Pierwsza dama Ukrainy przyjechała do Warszawy na konferencję Warsaw Security Forum.
W pierwszej rozmowie z polskimi mediami wyznała, jak obecnie wygląda jej relacja z mężem i jak jej życie zmieniło się, gdy Wołodymyr Zełensky został prezydentem.
Teraz jest czas próby. Nie tylko dla naszej rodziny. Prawie połowa rodzin w naszym kraju jest rozdzielona tak jak nasza. Widzimy się bardzo rzadko. Najgorsze jest to, że dzieci rzadko widują tatę, ze mną są praktycznie cały czas. Ale jestem pewna, że ta rozłąka tylko wzmocni naszą relację - powiedziała w rozmowie z "Dzień dobry TVN".
Jestem pewna, że pasujemy do siebie. Ja na pewno mam szczęście, że mam jego i mam nadzieję, że on jest szczęśliwy ze mną. [...] Jest mi łatwiej, bo patrzymy w jednym kierunku. Mamy szczęście, bo pasujemy do siebie. [...] Nie uważam nas za idealną parę, bo też zdarza nam się pokłócić - dodała Ołena Zełenska.
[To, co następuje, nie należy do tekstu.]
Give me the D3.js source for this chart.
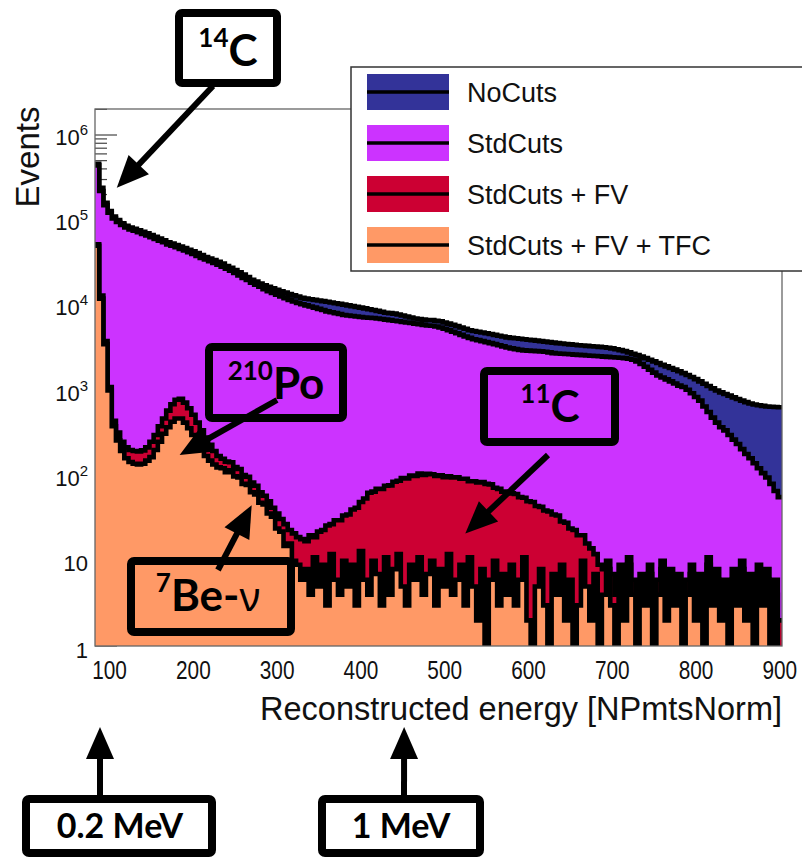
<!DOCTYPE html>
<html>
<head>
<meta charset="utf-8">
<script src="https://cdn.jsdelivr.net/npm/d3@7"></script>
<style>
  body { margin: 0; background: #fff; }
  svg text { font-family: "Liberation Sans", Arial, sans-serif; }
  .ann { font-family: Lato, "Open Sans", sans-serif; font-weight: bold; }
</style>
</head>
<body>
<svg id="chart" width="802" height="860"></svg>
<script>
// histogram binning (NPmtsNorm)
const binStart = 85, binWidth = 5;

// counts per 5-unit bin (164 bins, 85..905)
const noCuts = [
  4.6e5, 2.4e5, 1.6e5, 1.28e5, 1.1e5, 1.0e5, 9.2e4, 8.6e4, 8.2e4, 7.9e4,
  7.6e4, 7.3e4, 7.0e4, 6.7e4, 6.4e4, 6.1e4, 5.8e4, 5.5e4, 5.3e4, 5.1e4,
  4.9e4, 4.7e4, 4.5e4, 4.3e4, 4.1e4, 3.9e4, 3.7e4, 3.55e4, 3.4e4, 3.25e4,
  3.1e4, 2.9e4, 2.75e4, 2.6e4, 2.45e4, 2.3e4, 2.15e4, 2.0e4, 1.9e4, 1.8e4,
  1.72e4, 1.65e4, 1.58e4, 1.52e4, 1.46e4, 1.41e4, 1.36e4, 1.31e4, 1.27e4, 1.23e4,
  1.2e4, 1.18e4, 1.16e4, 1.14e4, 1.12e4, 1.1e4, 1.08e4, 1.06e4, 1.04e4, 1.02e4,
  1.0e4, 9.8e3, 9.6e3, 9.4e3, 9.2e3, 9.0e3, 8.8e3, 8.6e3, 8.4e3, 8.2e3,
  8.1e3, 8.0e3, 7.8e3, 7.6e3, 7.4e3, 7.2e3, 7.0e3, 6.9e3, 6.8e3, 6.7e3,
  6.7e3, 6.6e3, 6.5e3, 6.3e3, 6.1e3, 5.9e3, 5.7e3, 5.5e3, 5.3e3, 5.1e3,
  5.0e3, 4.9e3, 4.8e3, 4.7e3, 4.6e3, 4.5e3, 4.4e3, 4.3e3, 4.2e3, 4.15e3,
  4.1e3, 4.05e3, 4.0e3, 3.95e3, 3.9e3, 3.85e3, 3.8e3, 3.75e3, 3.7e3, 3.65e3,
  3.6e3, 3.56e3, 3.52e3, 3.48e3, 3.44e3, 3.4e3, 3.37e3, 3.34e3, 3.31e3, 3.28e3,
  3.25e3, 3.22e3, 3.18e3, 3.12e3, 3.05e3, 2.98e3, 2.9e3, 2.8e3, 2.7e3, 2.6e3,
  2.5e3, 2.4e3, 2.3e3, 2.2e3, 2.1e3, 2.0e3, 1.92e3, 1.84e3, 1.76e3, 1.68e3,
  1.6e3, 1.52e3, 1.44e3, 1.36e3, 1.28e3, 1.2e3, 1.13e3, 1.06e3, 1.0e3, 950,
  910, 870, 830, 795, 760, 730, 705, 685, 670, 660,
  650, 645, 640, 635
];
const stdCuts = [
  4.4e5, 2.2e5, 1.5e5, 1.22e5, 1.05e5, 9.5e4, 8.8e4, 8.2e4, 7.8e4, 7.5e4,
  7.2e4, 6.9e4, 6.6e4, 6.3e4, 6.0e4, 5.75e4, 5.5e4, 5.2e4, 5.0e4, 4.8e4,
  4.6e4, 4.4e4, 4.2e4, 4.0e4, 3.8e4, 3.6e4, 3.45e4, 3.3e4, 3.15e4, 3.0e4,
  2.85e4, 2.7e4, 2.55e4, 2.4e4, 2.25e4, 2.1e4, 1.98e4, 1.85e4, 1.75e4, 1.65e4,
  1.55e4, 1.47e4, 1.4e4, 1.33e4, 1.27e4, 1.21e4, 1.16e4, 1.11e4, 1.07e4, 1.03e4,
  1.0e4, 9.7e3, 9.4e3, 9.1e3, 8.8e3, 8.5e3, 8.3e3, 8.1e3, 7.9e3, 7.7e3,
  7.6e3, 7.5e3, 7.4e3, 7.3e3, 7.2e3, 7.15e3, 7.1e3, 7.0e3, 6.9e3, 6.8e3,
  6.7e3, 6.6e3, 6.5e3, 6.4e3, 6.3e3, 6.2e3, 6.1e3, 6.0e3, 5.9e3, 5.8e3,
  5.75e3, 5.65e3, 5.5e3, 5.3e3, 5.1e3, 4.9e3, 4.7e3, 4.5e3, 4.3e3, 4.15e3,
  4.0e3, 3.9e3, 3.8e3, 3.7e3, 3.6e3, 3.5e3, 3.4e3, 3.3e3, 3.2e3, 3.12e3,
  3.06e3, 3.0e3, 2.96e3, 2.94e3, 2.92e3, 2.9e3, 2.88e3, 2.85e3, 2.8e3, 2.75e3,
  2.72e3, 2.7e3, 2.68e3, 2.66e3, 2.64e3, 2.62e3, 2.6e3, 2.58e3, 2.56e3, 2.54e3,
  2.52e3, 2.5e3, 2.48e3, 2.46e3, 2.44e3, 2.42e3, 2.4e3, 2.36e3, 2.3e3, 2.2e3,
  2.05e3, 1.9e3, 1.75e3, 1.62e3, 1.5e3, 1.42e3, 1.35e3, 1.28e3, 1.21e3, 1.14e3,
  1.1e3, 1.02e3, 930, 840, 760, 650, 560, 480, 420, 370,
  340, 300, 265, 235, 205, 180, 160, 140, 122, 107,
  95, 80, 66, 56
];
const stdCutsFV = [
  5.2e4, 1.3e4, 3.8e3, 1.1e3, 440, 320, 250, 215, 200, 195,
  192, 198, 215, 250, 300, 380, 470, 580, 690, 780,
  800, 720, 620, 520, 420, 340, 280, 230, 195, 170,
  158, 146, 144, 126, 120, 102, 97, 83, 76, 64,
  58, 50, 42, 36, 31, 27, 23, 21, 19, 18,
  17, 20, 19, 22, 23, 26, 27, 30, 30, 34,
  35, 40, 42, 49, 54, 63, 65, 70, 70, 76,
  77, 85, 87, 94, 93, 100, 99, 106, 102, 105,
  104, 99, 101, 96, 98, 95, 96, 92, 92, 86,
  86, 83, 84, 80, 79, 72, 70, 65, 65, 62,
  61, 56, 55, 50, 49, 44, 43, 39, 38, 35,
  34, 29, 28, 24, 23, 20, 20, 16, 14, 12,
  9, 8, 10, 7, 4, 9, 5, 11, 6, 3,
  7, 5, 9, 3, 6, 10, 4, 8, 5, 7,
  3, 6, 9, 4, 7, 2, 11, 5, 8, 4,
  6, 2, 8, 5, 10, 4, 7, 3, 9, 5,
  8, 3, 6, 2
];
const stdCutsFVTFC = [
  5.0e4, 1.2e4, 3.5e3, 1.0e3, 380, 260, 195, 160, 145, 138,
  135, 138, 150, 165, 200, 250, 310, 370, 430, 470,
  470, 420, 360, 300, 250, 205, 170, 150, 135, 125,
  122, 110, 116, 98, 95, 80, 78, 64, 60, 48,
  46, 36, 33, 24, 22, 15, 16, 10, 9, 6,
  8, 4, 11, 5, 9, 3, 12, 6, 4, 10,
  5, 9, 3, 13, 6, 4, 10, 7, 3, 11,
  4, 8, 12, 5, 3, 9, 6, 11, 4, 7,
  10, 3, 8, 5, 12, 4, 6, 9, 3, 11,
  5, 2, 8, 0, 6, 10, 3, 7, 4, 9,
  3, 6, 11, 2, 0, 5, 8, 3, 0, 7,
  4, 9, 2, 6, 0, 3, 10, 5, 2, 7,
  0, 4, 8, 3, 0, 6, 2, 9, 4, 0,
  5, 3, 7, 0, 4, 8, 2, 6, 3, 5,
  0, 4, 7, 2, 5, 0, 9, 3, 6, 2,
  4, 0, 6, 3, 8, 2, 5, 0, 7, 3,
  6, 0, 4, 0
];

const legendLabels = ["NoCuts", "StdCuts", "StdCuts + FV", "StdCuts + FV + TFC"];
const seriesColors = ["#333399", "#cc33ff", "#cc0033", "#ff9966"];
const xTicks = [100, 200, 300, 400, 500, 600, 700, 800, 900];
const yTicks = [1, 10, 100, 1e3, 1e4, 1e5, 1e6];

var svg = d3.select("#chart"),
    margin = {top: 109, left: 95, bottom: 214, right: 20},
    width = 802 - margin.left - margin.right,
    height = 860 - margin.top - margin.bottom;

var x = d3.scaleLinear().domain([85, 905]).range([margin.left, margin.left + width]);
var y = d3.scaleLog().domain([1, 2.02e6]).range([margin.top + height, margin.top]);
var yBottom = margin.top + height;

var edges = d3.range(noCuts.length + 1).map(i => binStart + i * binWidth);

// axis ticks first: the filled histograms cover most of them
var ticks = svg.append("g").attr("stroke", "#444").attr("stroke-width", 1.2);
var yMinor = [];
yTicks.forEach(d => { for (let k = 2; k <= 9; k++) if (d * k < y.domain()[1]) yMinor.push(d * k); });
ticks.selectAll(".ymaj").data(yTicks).join("line")
    .attr("x1", margin.left).attr("x2", margin.left + 22)
    .attr("y1", d => y(d)).attr("y2", d => y(d));
ticks.selectAll(".ymin").data(yMinor).join("line")
    .attr("x1", margin.left).attr("x2", margin.left + 12)
    .attr("y1", d => y(d)).attr("y2", d => y(d));
ticks.selectAll(".xmaj").data(xTicks).join("line")
    .attr("x1", d => x(d)).attr("x2", d => x(d))
    .attr("y1", yBottom).attr("y2", yBottom - 16);

svg.append("clipPath").attr("id", "plotClip").append("rect")
    .attr("x", margin.left).attr("y", margin.top).attr("width", width).attr("height", height);

function stepPoints(vals) {
    var pts = [];
    vals.forEach(function(v, i) {
        var yy = v > 0 ? y(v) : yBottom + 6;
        pts.push([x(edges[i]), yy], [x(edges[i + 1]), yy]);
    });
    return pts;
}

var area = d3.area().x(d => d[0]).y0(yBottom).y1(d => d[1]);
var line = d3.line().x(d => d[0]).y(d => d[1]);

var series = [noCuts, stdCuts, stdCutsFV, stdCutsFVTFC];
var hist = svg.append("g").attr("clip-path", "url(#plotClip)");
series.forEach(function(vals, i) {
    var pts = stepPoints(vals);
    hist.append("path").attr("d", area(pts)).attr("fill", seriesColors[i]);
    hist.append("path").attr("d", line(pts))
        .attr("fill", "none").attr("stroke", "#000")
        .attr("stroke-width", 4.6).attr("stroke-linejoin", "miter");
});

// frame
var frame = svg.append("g").attr("stroke", "#666").attr("stroke-width", 1.3).attr("fill", "none");
frame.append("rect").attr("x", margin.left).attr("y", margin.top).attr("width", width).attr("height", height);

// tick labels
var yLab = svg.append("g").attr("font-size", 22).attr("fill", "#111").attr("text-anchor", "end");
yTicks.forEach(function(d) {
    var e = Math.round(Math.log10(d));
    var t = yLab.append("text").attr("x", margin.left - 7).attr("y", y(d) + (d === 1 ? 12 : 10));
    if (e <= 1) { t.text(String(d)); return; }
    t.append("tspan").text("10");
    t.append("tspan").attr("font-size", 15).attr("dy", -10).text(e);
});

svg.append("g").selectAll("text").data(xTicks).join("text")
    .attr("transform", d => `translate(${x(d) + 2},${yBottom + 33}) scale(0.8,1)`)
    .attr("text-anchor", "middle").attr("font-size", 26).attr("fill", "#111")
    .text(d => d);

svg.append("text")
    .attr("x", margin.left + width).attr("y", yBottom + 74)
    .attr("text-anchor", "end").attr("font-size", 32.5).attr("fill", "#111")
    .text("Reconstructed energy [NPmtsNorm]");

svg.append("text")
    .attr("transform", `translate(39,${margin.top + 48}) rotate(-90)`)
    .attr("text-anchor", "middle").attr("font-size", 33).attr("fill", "#111")
    .text("Events");

// legend
var legend = svg.append("g");
legend.append("rect").attr("x", 351).attr("y", 67).attr("width", 470).attr("height", 204)
    .attr("fill", "#fff").attr("stroke", "#333").attr("stroke-width", 1.5);
var rows = legend.selectAll(".legend").data(legendLabels).join("g")
    .attr("transform", (d, i) => `translate(0,${92 + i * 51})`);
rows.append("rect").attr("x", 367).attr("y", -18).attr("width", 82).attr("height", 36)
    .attr("fill", (d, i) => seriesColors[i]);
rows.append("line").attr("x1", 367).attr("x2", 449).attr("y1", 0).attr("y2", 0)
    .attr("stroke", "#000").attr("stroke-width", 3.5);
rows.append("text").attr("x", 467).attr("y", 10).attr("font-size", 27).attr("fill", "#111")
    .text(d => d);

// annotations
var ann = svg.append("g");

function arrow(x1, y1, x2, y2) {
    var head = 32, half = 14;
    var dx = x2 - x1, dy = y2 - y1, len = Math.hypot(dx, dy);
    var ux = dx / len, uy = dy / len;
    var bx = x2 - ux * head, by = y2 - uy * head;
    ann.append("line").attr("x1", x1).attr("y1", y1).attr("x2", bx + ux * 4).attr("y2", by + uy * 4)
        .attr("stroke", "#000").attr("stroke-width", 6);
    ann.append("path")
        .attr("d", `M${x2},${y2}L${bx - uy * half},${by + ux * half}L${bx + uy * half},${by - ux * half}Z`)
        .attr("fill", "#000");
}

function box(bx, by, bw, bh) {
    ann.append("rect").attr("x", bx).attr("y", by).attr("width", bw).attr("height", bh)
        .attr("rx", 3).attr("fill", "none").attr("stroke", "#000").attr("stroke-width", 8);
}

function isotope(cx, base, sup, main, extra) {
    var t = ann.append("text").attr("class", "ann").attr("x", cx).attr("y", base)
        .attr("text-anchor", "middle").attr("fill", "#000");
    t.append("tspan").attr("font-size", 26).attr("dy", -19).text(sup);
    t.append("tspan").attr("font-size", 44).attr("dy", 19).text(main);
    if (extra) t.append("tspan").attr("font-size", 40).attr("font-weight", "normal")
        .attr("font-family", "'Noto Sans', sans-serif").text(extra);
}

// 14C
box(179, 13, 98, 70);
isotope(228, 66, "14", "C");
arrow(213, 86, x(111), y(2.4e5));

// 210Po
box(209, 347, 134, 71);
isotope(276, 399, "210", "Po");
arrow(277, 400, x(186), y(175));

// 7Be-nu
box(131, 561, 160, 71);
isotope(208, 611, "7", "Be-", "ν");
arrow(218, 570, x(272), y(45));

// 11C
box(484, 371, 131, 71);
isotope(550, 422, "11", "C");
arrow(548, 455, x(527), y(21));

// energy markers below the axis
box(26, 799, 186, 54);
ann.append("text").attr("class", "ann").attr("x", 120).attr("y", 838)
    .attr("text-anchor", "middle").attr("font-size", 34).text("0.2 MeV");
arrow(100, 797, x(91), 727);

box(322, 799, 158, 54);
ann.append("text").attr("class", "ann").attr("x", 401).attr("y", 838)
    .attr("text-anchor", "middle").attr("font-size", 34).text("1 MeV");
arrow(404, 797, x(454), 727);
</script>
</body>
</html>
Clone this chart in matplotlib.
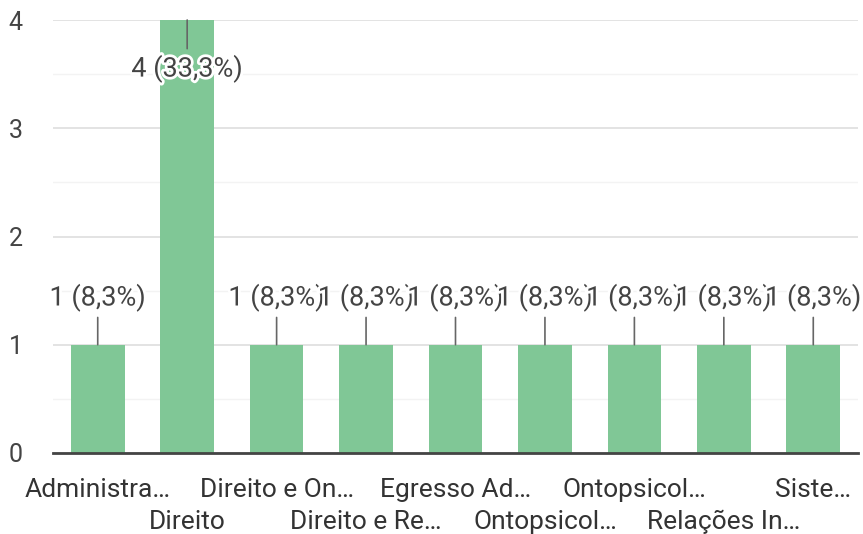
import matplotlib
matplotlib.use("Agg")
import matplotlib.pyplot as plt
import matplotlib.patheffects as pe
from matplotlib.transforms import ScaledTranslation
from matplotlib.ticker import MultipleLocator

categories = ["Administra…", "Direito", "Direito e On…", "Direito e Re…",
              "Egresso Ad…", "Ontopsicol…", "Ontopsicol…", "Relações In…", "Siste…"]
values = [1, 4, 1, 1, 1, 1, 1, 1, 1]
labels = ["1 (8,3%)", "4 (33,3%)", "1 (8,3%)", "1 (8,3%)", "1 (8,3%)",
          "1 (8,3%)", "1 (8,3%)", "1 (8,3%)", "1 (8,3%)"]
yticks = [0, 1, 2, 3, 4]

plt.rcParams['font.family'] = ['Roboto', 'DejaVu Sans']

fig = plt.figure(figsize=(8.63, 5.34), dpi=100)
ax = fig.add_axes([53/863, 1-453/534, (858-53)/863, (453-20)/534])

x = list(range(len(categories)))
ax.bar(x, values, width=0.6, color='#80c796', zorder=2)

ax.set_xlim(-0.5, len(categories)-0.5)
ax.set_ylim(0, 4)
ax.set_yticks(yticks)
ax.yaxis.set_minor_locator(MultipleLocator(0.5))
ax.grid(axis='y', which='major', color='#dedede', linewidth=1.2, zorder=0)
ax.grid(axis='y', which='minor', color='#f3f3f3', linewidth=1.0, zorder=0)
ax.set_axisbelow(True)
for s in ['top', 'right', 'left']:
    ax.spines[s].set_visible(False)
ax.spines['bottom'].set_color('#444444')
ax.spines['bottom'].set_linewidth(2)
ax.spines['bottom'].set_zorder(3)
ax.tick_params(axis='both', which='both', length=0)
ax.tick_params(axis='y', labelsize=18, labelcolor='#444444', pad=22)
ax.set_xticks(x)
ax.set_xticklabels(categories, fontsize=19, color='#333333')
ax.tick_params(axis='x', pad=18)
for i, lab in enumerate(ax.get_xticklabels()):
    if i % 2 == 1:
        lab.set_transform(lab.get_transform() + ScaledTranslation(0, -32/100, fig.dpi_scale_trans))

ymax = ax.get_ylim()[1]
for i, (v, t) in enumerate(zip(values, labels)):
    if v >= ymax - 0.5:
        ax.annotate(t, xy=(i, v), xytext=(0, -35), textcoords='offset points',
                    ha='center', va='center', fontsize=19.5, color='#444444', zorder=5,
                    path_effects=[pe.withStroke(linewidth=4, foreground='white')],
                    arrowprops=dict(arrowstyle='-', color='#666666', lw=1.2,
                                    shrinkA=2, shrinkB=0, relpos=(0.5, 1.0)))
    else:
        ax.annotate(t, xy=(i, v), xytext=(0, 34), textcoords='offset points',
                    ha='center', va='center', fontsize=19.5, color='#444444', zorder=5,
                    path_effects=[pe.withStroke(linewidth=4, foreground='white')],
                    arrowprops=dict(arrowstyle='-', color='#666666', lw=1.2,
                                    shrinkA=2, shrinkB=0, relpos=(0.5, 0.0)))

fig.savefig('out.png', dpi=100, facecolor='white')
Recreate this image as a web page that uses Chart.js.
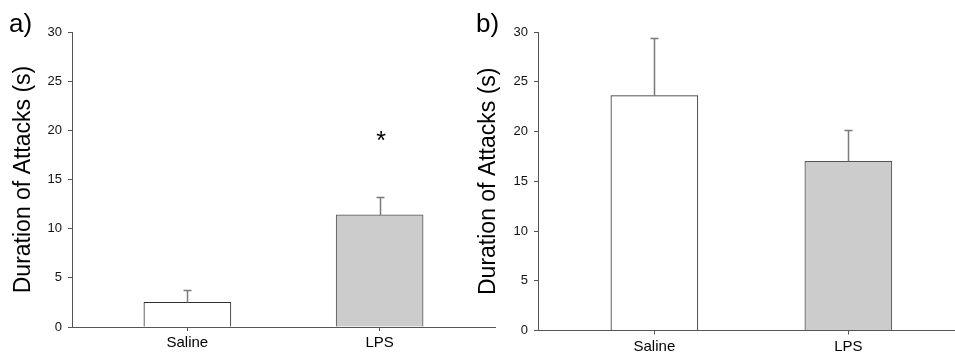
<!DOCTYPE html>
<html>
<head>
<meta charset="utf-8">
<script src="https://cdn.jsdelivr.net/npm/chart.js@4/dist/chart.umd.min.js"></script>
<style>
  html, body { margin: 0; padding: 0; background: #fff; }
  #wrap { position: relative; width: 955px; height: 360px; overflow: hidden; }
  canvas { position: absolute; top: 0; }
  .panel { position: absolute; font-family: "Liberation Sans", Arial, sans-serif; font-size: 26px; color: #000; line-height: 1; }
</style>
</head>
<body>
<div id="wrap">
  <canvas id="ca" width="500" height="360" style="left:0px"></canvas>
  <canvas id="cb" width="478" height="360" style="left:477px"></canvas>
  <div class="panel" style="left:9px; top:10px;">a)</div>
  <div class="panel" style="left:476px; top:10px;">b)</div>
</div>
<script>
// ---- data ----
const categories = ['Saline', 'LPS'];
const yTicks = [0, 5, 10, 15, 20, 25, 30];
const yTitle = 'Duration of Attacks (s)';
const meansA = [2.5, 11.4];
const errorsA = [1.3, 1.85];
const starsA = [null, 19.2];     // significance marker position (value units)
const meansB = [23.6, 17.0];
const errorsB = [5.8, 3.15];
const starsB = [null, null];
const barFills = ['#ffffff', '#cccccc'];
const barEdges = ['#2e2e2e', '#555555'];

const FONT = '"Liberation Sans", Arial, sans-serif';
const AXIS = '#555555';

const errorPlugin = {
  id: 'errbars',
  afterDatasetsDraw(chart, args, opts) {
    const ctx = chart.ctx;
    const xs = chart.scales.x, ys = chart.scales.y;
    ctx.save();
    opts.means.forEach((m, i) => {
      const x = Math.round(xs.getPixelForValue(i)) + 0.5;
      const yb = ys.getPixelForValue(m);
      const yt = Math.round(ys.getPixelForValue(m + opts.errors[i])) + 0.5;
      ctx.strokeStyle = opts.color;
      ctx.lineWidth = 1.5;
      ctx.beginPath();
      ctx.moveTo(x, yb);
      ctx.lineTo(x, yt);
      ctx.moveTo(x - 4, yt);
      ctx.lineTo(x + 4, yt);
      ctx.stroke();
      if (opts.stars[i] != null) {
        ctx.fillStyle = '#000';
        ctx.font = '25px ' + FONT;
        ctx.textAlign = 'center';
        ctx.textBaseline = 'middle';
        ctx.fillText('*', xs.getPixelForValue(i) + 1.5, ys.getPixelForValue(opts.stars[i]) + 4);
      }
    });
    ctx.restore();
  }
};

function makeChart(id, means, errors, stars, cfg) {
  return new Chart(document.getElementById(id), {
    type: 'bar',
    data: {
      datasets: [{
        data: means.map((v, i) => ({ x: i, y: v })),
        backgroundColor: barFills,
        borderColor: barEdges,
        borderWidth: 1,
        borderSkipped: 'bottom',
        barThickness: 87
      }]
    },
    plugins: [errorPlugin],
    options: {
      responsive: false,
      animation: false,
      devicePixelRatio: 1,
      layout: { padding: { left: 0, right: cfg.padRight, top: 32, bottom: 0 } },
      plugins: {
        legend: { display: false },
        tooltip: { enabled: false },
        errbars: { means: means, errors: errors, stars: stars, color: '#7a7a7a' }
      },
      scales: {
        x: {
          type: 'linear',
          offset: false,
          min: -0.6,
          max: cfg.xMax,
          afterBuildTicks: s => { s.ticks = categories.map((c, i) => ({ value: i })); },
          afterFit: s => { s.height = cfg.xHeight; },
          ticks: {
            autoSkip: false,
            maxRotation: 0,
            padding: 3,
            color: '#000',
            font: { family: FONT, size: 15 },
            callback: (v, i) => categories[i]
          },
          grid: { offset: false, drawOnChartArea: false, drawTicks: true, tickLength: 4, color: AXIS, lineWidth: 1 },
          border: { display: true, color: AXIS, width: 1 }
        },
        y: {
          min: 0,
          max: 30,
          afterBuildTicks: s => { s.ticks = yTicks.map(v => ({ value: v })); },
          afterFit: s => { s.width = cfg.yWidth; },
          ticks: {
            padding: 6,
            color: '#111',
            font: { family: FONT, size: 13 }
          },
          grid: { drawOnChartArea: false, drawTicks: true, tickLength: 4, color: AXIS, lineWidth: 1 },
          border: { display: true, color: AXIS, width: 1 },
          title: {
            display: true,
            text: yTitle,
            color: '#000',
            font: { family: FONT, size: 23, lineHeight: 1 },
            padding: { top: cfg.titlePad, bottom: 0 }
          }
        }
      }
    }
  });
}

makeChart('ca', meansA, errorsA, starsA, { padRight: 5, xMax: 1.6, xHeight: 33, yWidth: 72, titlePad: 12.5 });
makeChart('cb', meansB, errorsB, starsB, { padRight: 0, xMax: 1.55, xHeight: 29.5, yWidth: 61, titlePad: 0.5 });
</script>
</body>
</html>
Nie ukrywa, że po wygranych przez jej męża wyborach ich życie zmieniło się.
Życie bardzo się zmieniło, od kiedy mój mąż zdecydował, że wystąpił w wyborach prezydenckich. [...] Na samym początku dałam sobie słowo, że pozostanę sobą. Mam nadzieje, że niewiele się zmieniłam - wyjaśniła.